5. Lo que al final se llevó a cabo en el proceso intentado contra Jesús, en realidad había sido ya antes objeto de amenaza, como refieren los Evangelios, particularmente el de Juan. Leemos en él repetidas veces que los que lo escuchaban querían apedrear a Jesús, cuando lo que oían de su boca les parecía una blasfemia. Descubrieron una tal blasfemia, por ejemplo, en sus palabras sobre el tema del Buen Pastor (cf. Jn 10, 27. 29), y en la conclusión a la que llegó en esa circunstancia: “Yo y el Padre somos una sola cosa” (Jn 10, 30). La narración evangélica prosigue así: “De nuevo los judíos trajeron piedras para apedrearle. Jesús les respondió: Muchas obras os he mostrado de parte de mi Padre; ¿por cuál de ellas me apedreáis? Respondiéronle los judíos: Por ninguna obra buena te apedreamos, sino por la blasfemia, porque tú, siendo hombre, te haces Dios” (Jn 10, 31-33).

6. Análoga fue la reacción a estas otras palabras de Jesús: “Antes que Abraham naciese, era yo” (Jn 8, 58). También aquí Jesús se halló ante una pregunta y una acusación idéntica: “¿Quién pretendes ser?” (Jn 8, 53), y la respuesta a tal pregunta tuvo como consecuencia la amenaza de lapidación (cf. Jn 8, 59).

Está, pues, claro, que si bien Jesús hablaba de sí mismo sobre todo como del “Hijo del hombre”, sin embargo todo el conjunto de lo que hacía y enseñaba daba testimonio de que Él era el Hijo de Dios en el sentido literal de la palabra: es decir, que era una sola cosa con el Padre, y por tanto: también Él era Dios, como el Padre. Del contenido unívoco de este testimonio es prueba tanto el hecho de que El fue reconocido y escuchado por unos: “muchos creyeron en Él”: (cf. por ejemplo Jn 8, 30); como, todavía más, el hecho de que halló en otros una oposición radical, más aún, la acusación de blasfemia con la disposición a infligirle la pena prevista para los blasfemos en la Ley del Antiguo Testamento.

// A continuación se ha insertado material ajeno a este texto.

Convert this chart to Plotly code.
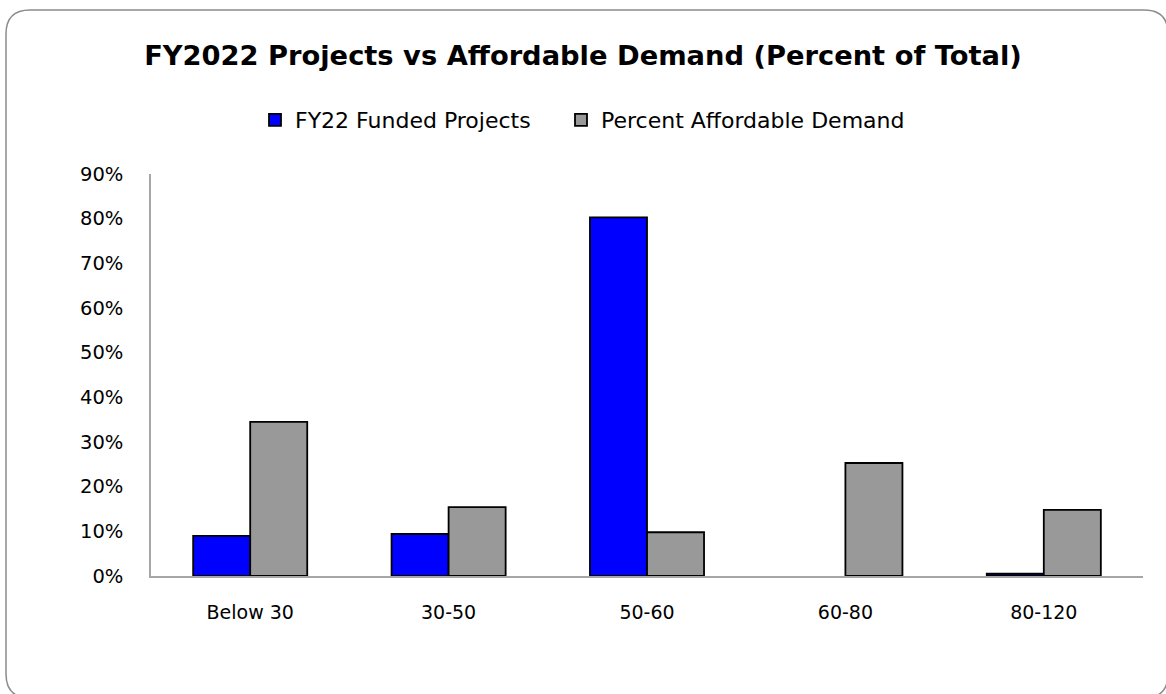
import plotly.graph_objects as go

# data
categories = ["Below 30", "30-50", "50-60", "60-80", "80-120"]
funded_projects = [0.090, 0.094, 0.803, None, 0.005]
affordable_demand = [0.345, 0.154, 0.098, 0.253, 0.148]

W, H = 1166, 694
L, R, T, B = 151, 1143, 174, 576  # plot area in pixels


def px(x):
    return (x - L) / (R - L)


def py(y):
    return (B - y) / (B - T)


fig = go.Figure()
fig.add_trace(go.Bar(
    x=categories, y=funded_projects, name="FY22 Funded Projects",
    marker=dict(color="#0000FF", line=dict(color="black", width=1.8)),
    legend="legend",
))
fig.add_trace(go.Bar(
    x=categories, y=affordable_demand, name="Percent Affordable Demand",
    marker=dict(color="#999999", line=dict(color="black", width=1.8)),
    legend="legend2",
))

# rounded outer border (runs slightly off the right/bottom edge)
x0, x1, y0, y1, r = 6, 1168, 10, 698, 24
path = (
    f"M {px(x0 + r)},{py(y0)} L {px(x1 - r)},{py(y0)} "
    f"Q {px(x1)},{py(y0)} {px(x1)},{py(y0 + r)} "
    f"L {px(x1)},{py(y1 - r)} Q {px(x1)},{py(y1)} {px(x1 - r)},{py(y1)} "
    f"L {px(x0 + r)},{py(y1)} Q {px(x0)},{py(y1)} {px(x0)},{py(y1 - r)} "
    f"L {px(x0)},{py(y0 + r)} Q {px(x0)},{py(y0)} {px(x0 + r)},{py(y0)} Z"
)
fig.add_shape(type="path", xref="paper", yref="paper", path=path,
              line=dict(color="#8c8c8c", width=1.5), layer="below")

legend_style = dict(orientation="h", xanchor="left", y=py(120), yanchor="middle",
                    font=dict(size=22), itemwidth=30)

fig.update_layout(
    width=W, height=H,
    margin=dict(l=L, r=W - R, t=T, b=H - B),
    paper_bgcolor="white", plot_bgcolor="white",
    font=dict(family="DejaVu Sans", size=19, color="black"),
    title=dict(text="<b>FY2022 Projects vs Affordable Demand (Percent of Total)</b>",
               x=0.5, xanchor="center", y=1 - 55 / H, yanchor="middle",
               font=dict(size=27.3, color="black")),
    barmode="group", bargap=0.425, bargroupgap=0,
    legend=dict(x=px(255), **legend_style),
    legend2=dict(x=px(561), **legend_style),
    showlegend=True,
)
fig.update_xaxes(showline=True, linecolor="#a6a6a6", linewidth=1.5, showgrid=False,
                 ticks="", ticklabelstandoff=18, tickfont=dict(size=19))
fig.update_yaxes(range=[0, 0.9], dtick=0.1, tickformat=".0%", showline=True,
                 linecolor="#a6a6a6", linewidth=1.5, showgrid=False, ticks="",
                 zeroline=False, ticklabelstandoff=22, tickfont=dict(size=19.5))

fig.write_html("out.html", config={"displayModeBar": False},
               post_script="document.body.style.margin='0';")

7. Entre las afirmaciones de Cristo relativas a este tema, resulta especialmente significativa la expresión: “YO SOY”. El contexto en el que viene pronunciada indica que Jesús recuerda aquí la respuesta dada por Dios mismo a Moisés, cuando le dirige la pregunta sobre su Nombre: “Yo soy el que soy... Así responderás a los hijos de Israel: Yo soy me manda a vosotros” (Ex 3, 14). Ahora bien, Cristo se sirve de la misma expresión “Yo soy” en contextos muy significativos. Aquel del que se ha hablado, concerniente a Abraham: “Antes que Abraham naciese, ERA YO”; pero no sólo ése. Así, por ejemplo: “Si no creyereis que YO SOY, moriréis en vuestros pecados” (Jn 8, 24), y también: “Cuando levantéis en alto al Hijo del hombre, entonces conoceréis que YO SOY” (Jn 8, 28), y asimismo: “Desde ahora os lo digo, antes de que suceda, para que, cuando suceda, creáis que YO SOY” (Jn 13, 19).

Este “Yo soy” se halla también en otros lugares de los Evangelios sinópticos (por ejemplo Mt 28, 20; Lc 24, 39); pero en las afirmaciones que hemos citado el uso del Nombre de Dios, propio del Libro del Éxodo, aparece particularmente límpido y firme. Cristo habla de su “elevación” pascual mediante la cruz y la sucesiva resurrección: “Entonces conoceréis que YO SOY”. Lo que quiere decir: entonces se manifestará claramente que yo soy aquel al que compete el Nombre de Dios. Por ello, con dicha expresión Jesús indica que es el verdadero Dios. Y aún antes de su pasión Él ruega al Padre así: “Todo lo mío es tuyo, y lo tuyo mío” (Jn 17, 10), que es otra manera de afirmar: “Yo y el Padre somos una sola cosa” (Jn 10, 30).

Ante Cristo, Verbo de Dios encarnado, unámonos también nosotros a Pedro y repitamos con la misma elevación de fe: “Tú eres el Mesías, el Hijo de Dios vivo” (Mt 16, 16).

Saludos

Queridos peregrinos y visitantes de lengua española, me es sumamente grato daros mi más cordial bienvenida con este mensaje.

Saludo en particular a las Hermanas del Amor de Dios, Franciscanas de los Sagrados Corazones y Religiosas Pasionistas de México.

Mi saludo se dirige igualmente al grupo de jóvenes venezolanos, a la delegación universitaria del Uruguay, así como a las peregrinaciones de las diócesis de Teruel-Albarracín, Cuenca y Jaén.

Mientras aliento a todos a ser genuinos testigos de los valores del Evangelio, me complazco en impartir a todas las personas, familias y grupos provenientes de los diversos países de América Latina y de España, la bendición apostólica.